Magic, Memory Make Towers Immortal

The Man Who Walked Between The Towers by Mordicai Gerstein

I found myself explaining the events of 9/11 to my six-year-old son today.

We had taken a walk down to our local library where we each picked out a handful of picture books and brought them home. I then let him select two books to read aloud as bedtime stories. The second one he picked was called The Man Who Walked Between the Towers. Right before leaving the room, my husband looked at the title and said, "Oh, it's based on a true story." I shrugged my shoulders and proceeded to read the first book.

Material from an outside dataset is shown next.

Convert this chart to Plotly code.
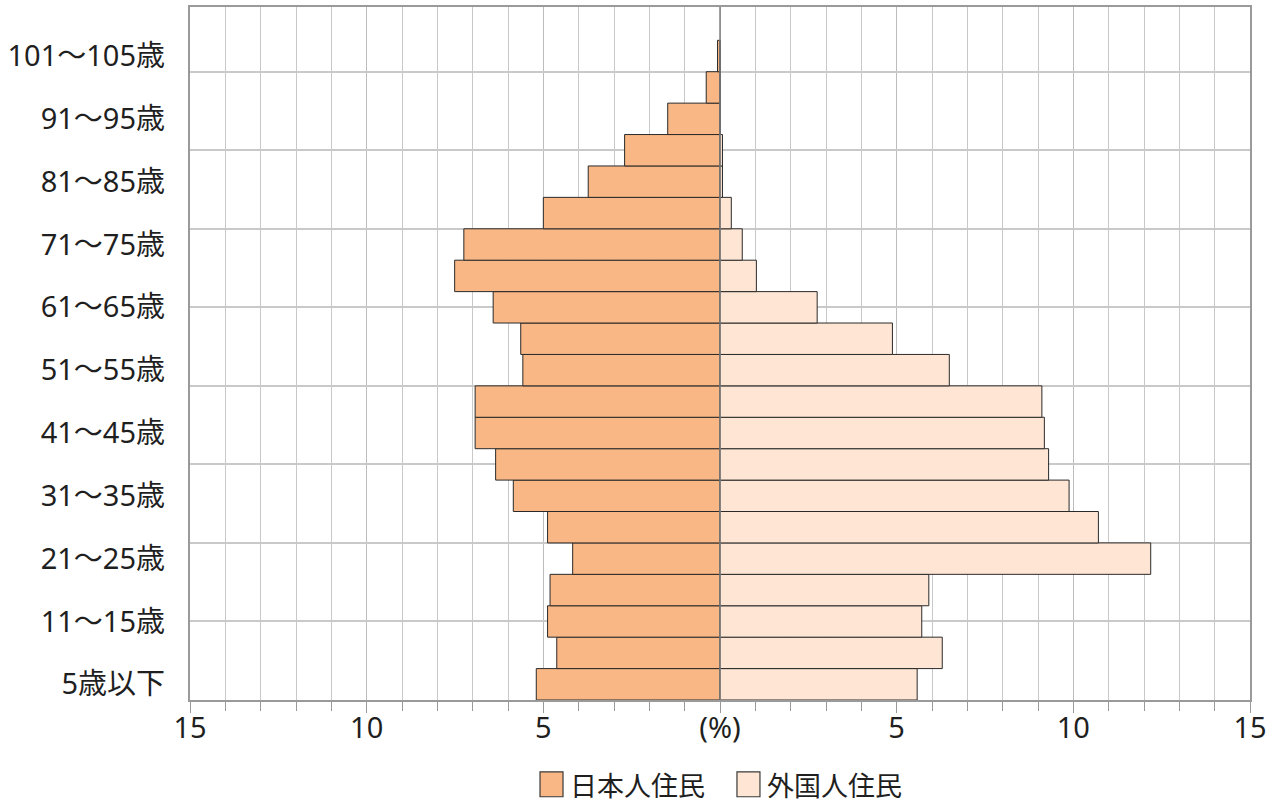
import plotly.graph_objects as go

# Age groups, youngest first (5-year bands)
age_groups = ["5歳以下", "6〜10歳", "11〜15歳", "16〜20歳", "21〜25歳", "26〜30歳",
              "31〜35歳", "36〜40歳", "41〜45歳", "46〜50歳", "51〜55歳", "56〜60歳",
              "61〜65歳", "66〜70歳", "71〜75歳", "76〜80歳", "81〜85歳", "86〜90歳",
              "91〜95歳", "96〜100歳", "101〜105歳"]

# Share of each population (%) by age group
japanese = [5.20, 4.62, 4.88, 4.81, 4.17, 4.88, 5.85, 6.35, 6.93, 6.93, 5.58,
            5.64, 6.42, 7.51, 7.25, 5.00, 3.73, 2.70, 1.48, 0.39, 0.07]
foreign = [5.58, 6.29, 5.71, 5.91, 12.19, 10.71, 9.88, 9.30, 9.18, 9.11, 6.49,
           4.88, 2.75, 1.03, 0.63, 0.32, 0.07, 0.07, 0.0, 0.0, 0.0]

# Axis ticks for the percentage scale (mirrored around zero)
x_tick_values = [-15, -10, -5, 0, 5, 10, 15]
x_tick_labels = ["15", "10", "5", "(%)", "5", "10", "15"]

series_names = ["日本人住民", "外国人住民"]
jp_color = "#F8B784"
fg_color = "#FFE6D4"
edge_color = "#2a2a2a"

FONT = "Noto Sans, Noto Sans CJK JP, sans-serif"
CJK_FONT = "Noto Sans CJK JP, sans-serif"
TEXT = "#1f1f1f"
GRID = "#c9c9c9"
FRAME = "#9a9a9a"

idx = list(range(len(age_groups)))
labelled_idx = idx[::2]
labelled_text = [age_groups[i] for i in labelled_idx]

fig = go.Figure()
fig.add_trace(go.Bar(
    y=idx, x=[-v for v in japanese], orientation="h", width=1,
    name=series_names[0], marker=dict(color=jp_color, line=dict(color=edge_color, width=1)),
    hoverinfo="skip", showlegend=False,
))
fig.add_trace(go.Bar(
    y=idx, x=foreign, orientation="h", width=1,
    name=series_names[1], marker=dict(color=fg_color, line=dict(color=edge_color, width=1)),
    hoverinfo="skip", showlegend=False,
))
# carrier trace for the age-label axis
fig.add_trace(go.Scatter(
    y=idx, x=[0] * len(idx), yaxis="y2", mode="markers",
    marker=dict(opacity=0), hoverinfo="skip", showlegend=False,
))

y_range = [-0.5, 21.56]
grid_rows = [-0.5 + 2.5 * k for k in range(9)]

fig.update_layout(
    width=1284, height=803,
    margin=dict(l=190, r=34, t=5, b=103),
    paper_bgcolor="white", plot_bgcolor="white",
    barmode="overlay",
    font=dict(family=FONT, size=29, color=TEXT),
    xaxis=dict(
        range=[-15, 15], tickmode="array", tickvals=x_tick_values, ticktext=x_tick_labels,
        showgrid=True, gridcolor="#bdbdbd", gridwidth=1,
        zeroline=False,
        ticks="outside", ticklen=11, tickcolor=FRAME, tickwidth=1,
        showline=True, linecolor=FRAME, linewidth=2, mirror=True,
        minor=dict(dtick=1, tick0=0, showgrid=True, gridcolor=GRID, gridwidth=1,
                   ticks="outside", ticklen=9, tickcolor=FRAME, tickwidth=1),
        tickfont=dict(size=29, color=TEXT),
        ticklabelstandoff=-10,
        layer="above traces", fixedrange=True,
    ),
    yaxis=dict(
        range=y_range, tickmode="array", tickvals=grid_rows, showticklabels=False,
        showgrid=True, gridcolor=GRID, gridwidth=1.5, zeroline=False, ticks="",
        showline=True, linecolor=FRAME, linewidth=2, mirror=True,
        layer="above traces", fixedrange=True,
    ),
    yaxis2=dict(
        range=y_range, overlaying="y", side="left", anchor="x",
        tickmode="array", tickvals=labelled_idx, ticktext=labelled_text,
        showgrid=False, zeroline=False, ticks="", showline=False,
        ticklabelstandoff=24, tickfont=dict(size=29, color=TEXT), fixedrange=True,
    ),
)

# centre divider between the two halves of the pyramid
fig.add_shape(type="line", xref="x", yref="paper", x0=0, x1=0, y0=0, y1=1,
              line=dict(color="#808080", width=1.5), layer="above")

# legend swatches and names below the plot
legend_items = [(0.3302, 0.3566, jp_color, series_names[0]),
                (0.5160, 0.5425, fg_color, series_names[1])]
for sx, tx, col, name in legend_items:
    fig.add_shape(type="rect", xref="paper", yref="paper",
                  x0=sx, x1=sx + 0.0217, y0=-0.1036, y1=-0.1396,
                  fillcolor=col, line=dict(color="#3a3a3a", width=1.2))
    fig.add_annotation(xref="paper", yref="paper", x=tx, y=-0.1223,
                       xanchor="left", yanchor="middle", showarrow=False,
                       text=name, font=dict(size=27, color=TEXT, family=CJK_FONT))

fig.write_html("out.html")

You'd think the cover would have been a warning. It showed a cable attached to a tall building over looking a harbor. Had that not been a clue, perhaps the title should have been. But I was still caught by surprise and had my breath taken away by the opening sentence of the book.

Once there were two towers side by side.

The past tense and the fairy tale opening felt like a punch in the gut. I paused, unable to continue for a moment. I glanced over at the disclaimer page opposite and saw it had a copyright date of 2003. Yes, the towers were firmly past tense. I read on.

The book told the story of Philippe Petit, the man who strung a cable between the two buildings that had not yet opened to the public. He strung the cable between them and then walked and danced on that wire for an hour as the sun rose over New York City. Afterward he was arrested and the judge sentenced him to perform for children in the parks of New York.

Although I had a vague memory of once hearing that someone had walked on a tightrope between the Twin Towers, it wasn't a story that had stuck with me. And never had I heard it told with the lyrical force that Mordicai Gerstein did in The Man Who Walked Between The Towers. Had the story been fiction it could not have had a more magical or entertaining quality to it. We understood Philippe's dreams and were awed by the power of the towers and the walk that he made.

Supporting his tightly told tale were incredible ink and oil paintings. The paintings set the story in 1974, both with its colors and the fashions of the pedestrians. More than that, the pictures allowed the words to understate the incredible feat the French aerialist performed. The words could be mild because the pictures frequently took my breath away and gave me a feeling of vertigo. I gasped when I saw him lying on the tightrope and my hand instinctively covered the page because I wanted to shield my son from the sight of a man plummeting from the top of the towers. After a few seconds, I realized such tragedies were still almost 30 years away from the events of this book and I pulled my hand back and continued reading.

For reasons I can't begin to explain, the pictures also made me understand Philippe's need to be up there doing what he was doing. At no point in the book did I think of him as a publicity hound or a P.T. Barnum. Gerstein convinced me of the artistry of his act and of the necessity of it. He convinced me that it is part of what should be remembered about the towers. Gerstein also includes two special fold-out pages in this book. One gives us a panoramic view of the city from Philippe's viewpoint as he stepped out the long distance between the towers on a cable less than an inch thick. The second gave us the feel of exactly how tall the buildings were from the viewpoint of a pedestrian on the street.

On the penultimate spread, there was but a single sentence that read:

Now the towers are gone.

I couldn't help myself. I closed the book and let the tears flow. My son looked at me and asked, "Why are they gone?"

"Some bad men flew planes into them. They exploded and the towers collapsed."

"Do you just have to cry?"

"Yes." I answered.

"Do you remember it?" he asked.

I smiled a little and said, "Yes, I do remember it."

"Are you really old?" he asked.

I laughed then and told him it wasn't that long ago that it happened. That he was in school that day and we learned about it on our way to pick him up. He decided then that I needed a hug.

Feeling better, I completed the story, allowing Gerstein to tell us that the walk is part of what still exists in our memory of the tower and that it will live on, just one piece of the immortality of the Twin Towers.